P/1 – Você quer dizer mais alguma coisa? Você quer concluir?
R – Vou deixar aqui o meu abraço, a minha gratidão infinita por um espaço com esse para pessoas. Todos vocês que trabalham num espaço como esse, que pensam um espaço como esse e que faz com que o país tenha um lugar chamado Museu da Pessoa que conta as memórias desse país. Mas eu gostaria muito, fico muito na esperança que daqui uns anos, uns cem anos, 200 anos, que as pessoas que sentarem aqui para deixar um pedacinho das suas memórias tenham mais brilho, sabe? Que elas tenham mais brilho, que o sol tenha iluminado mais por elas, pelos seus ancestrais.

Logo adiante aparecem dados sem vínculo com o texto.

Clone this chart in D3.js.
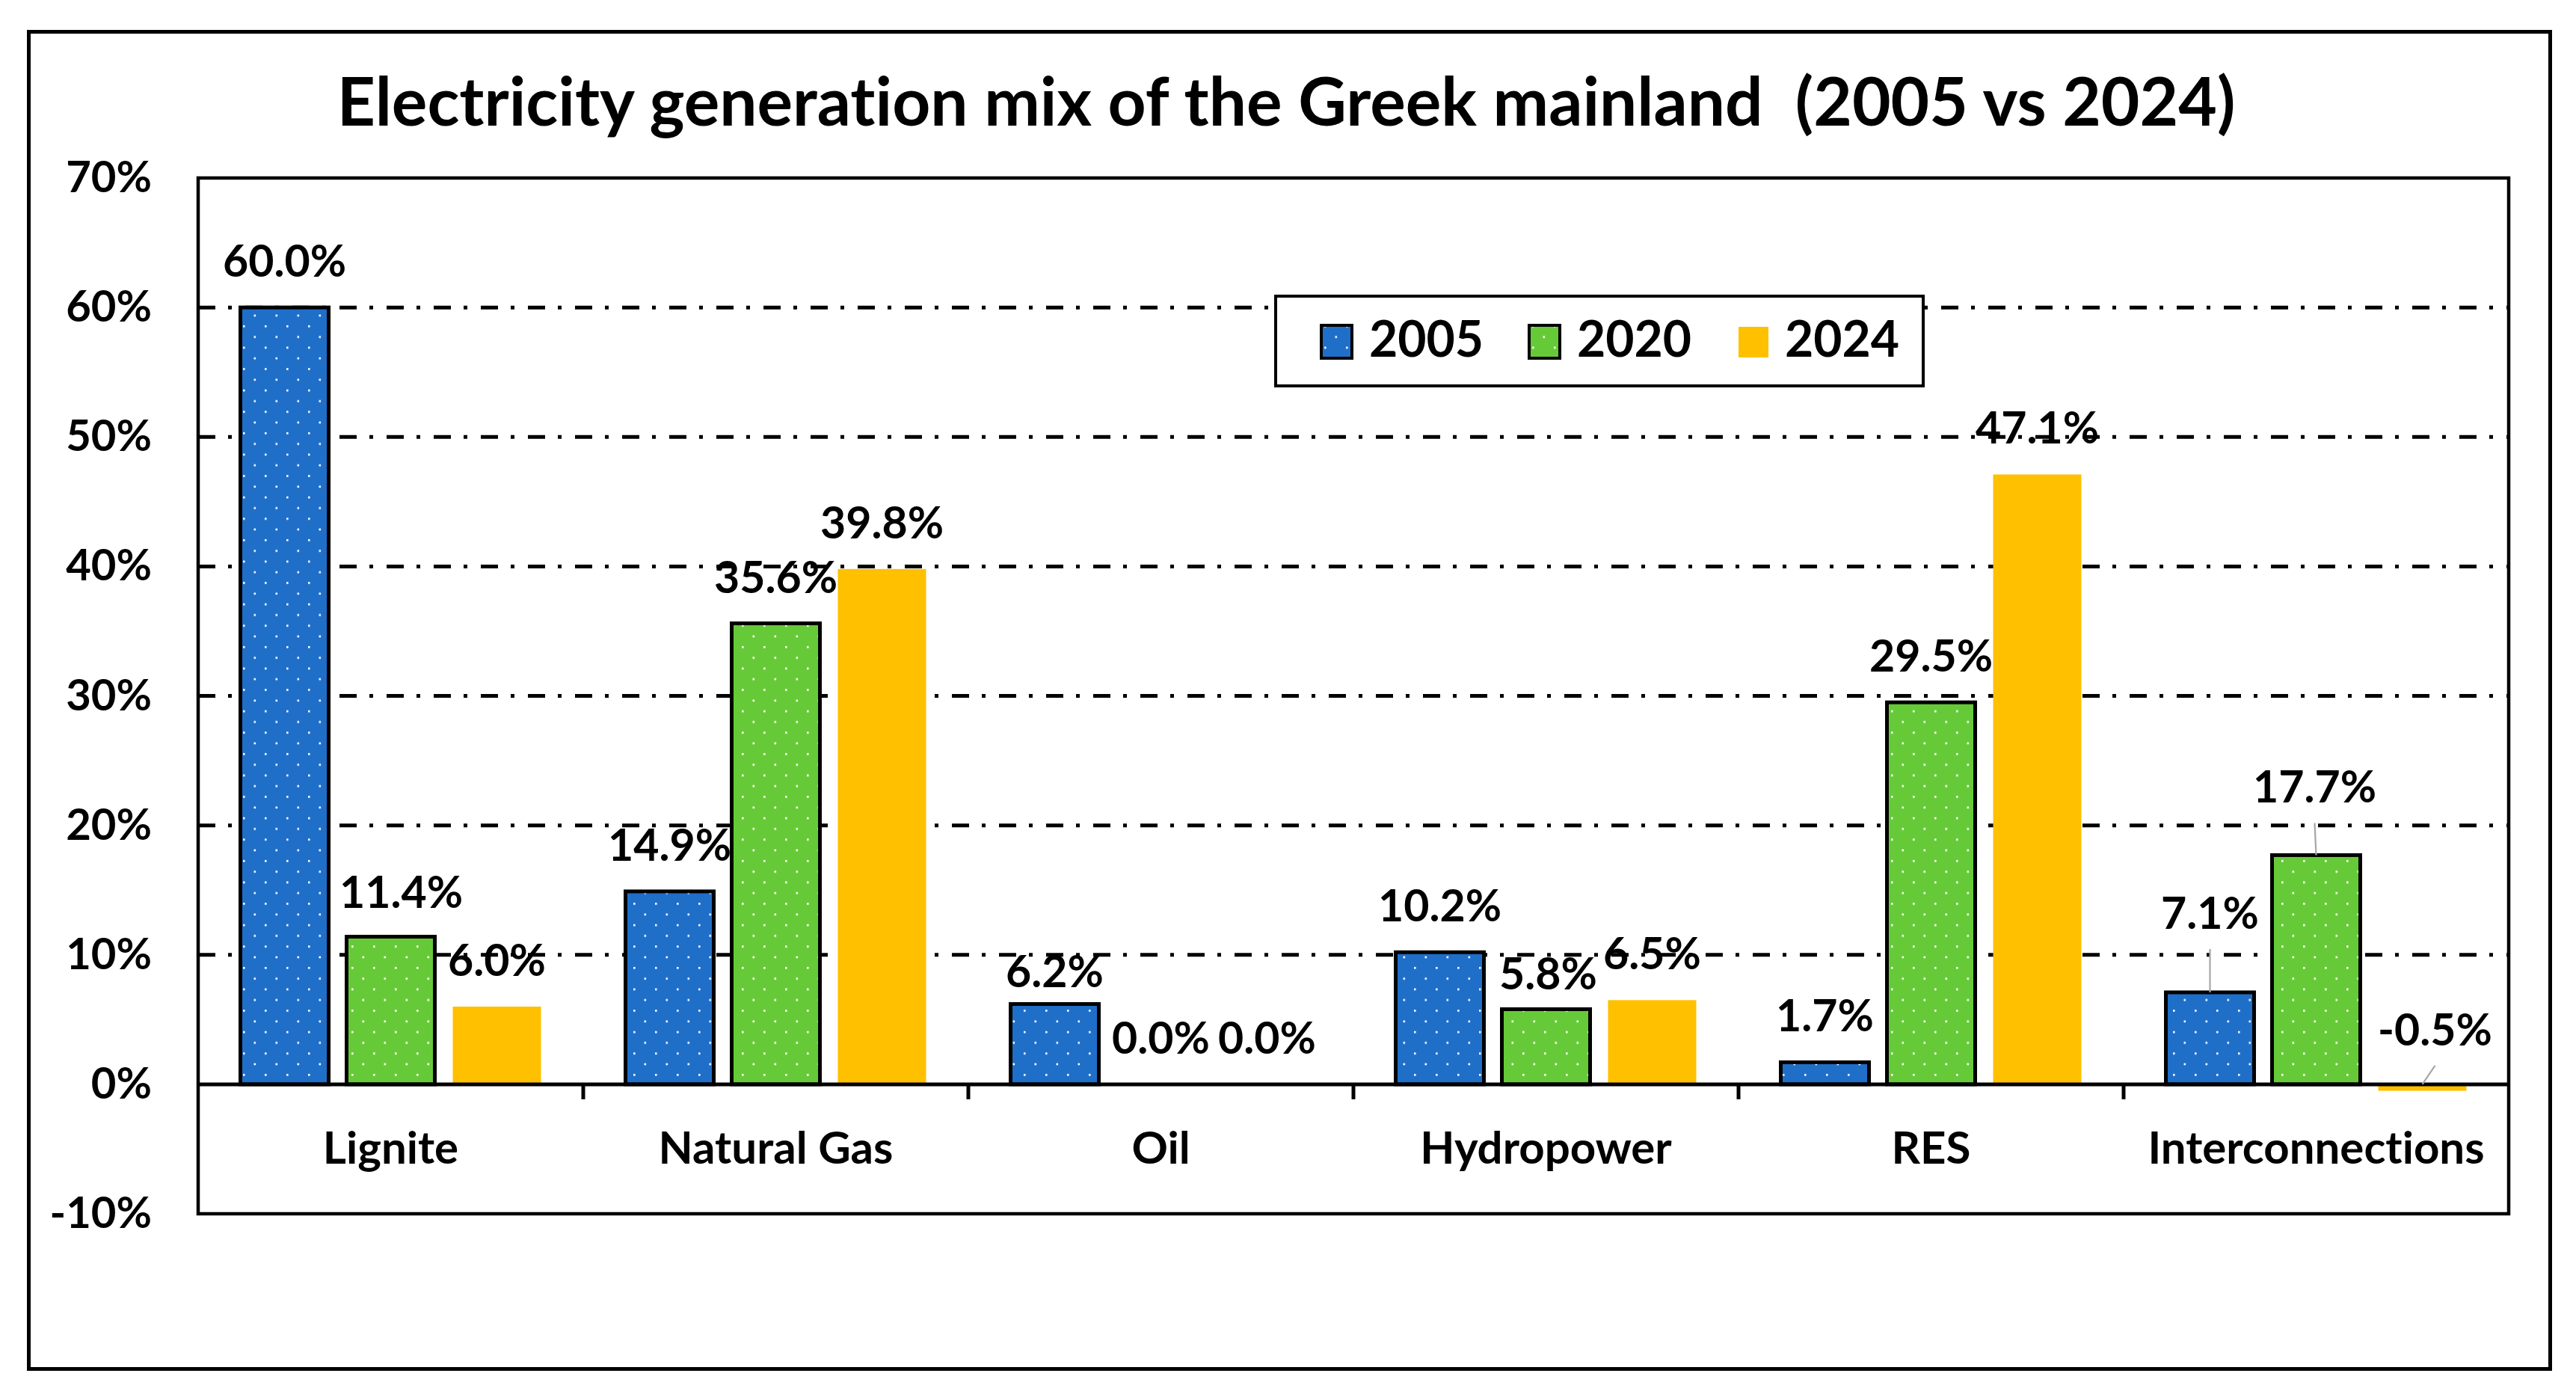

De repente já muda, esse lugar seja um lugar acredito que com todas as memórias que aqui já estão, que elas ajudem com que as outras que virão por aí, que elas tenham tido o privilégio de que o sol tenha brilhado mais por elas.
P/2 – Muito obrigada.
P/1 – Obrigada, Cyda. Foi além das nossas expectativas. Foi lindo realmente. Muito obrigada.
R – Só tenho a agradecer vocês, meninas. Suas lindas.
P/1 – A gente que agradece. Foi um privilégio ouvir a sua história.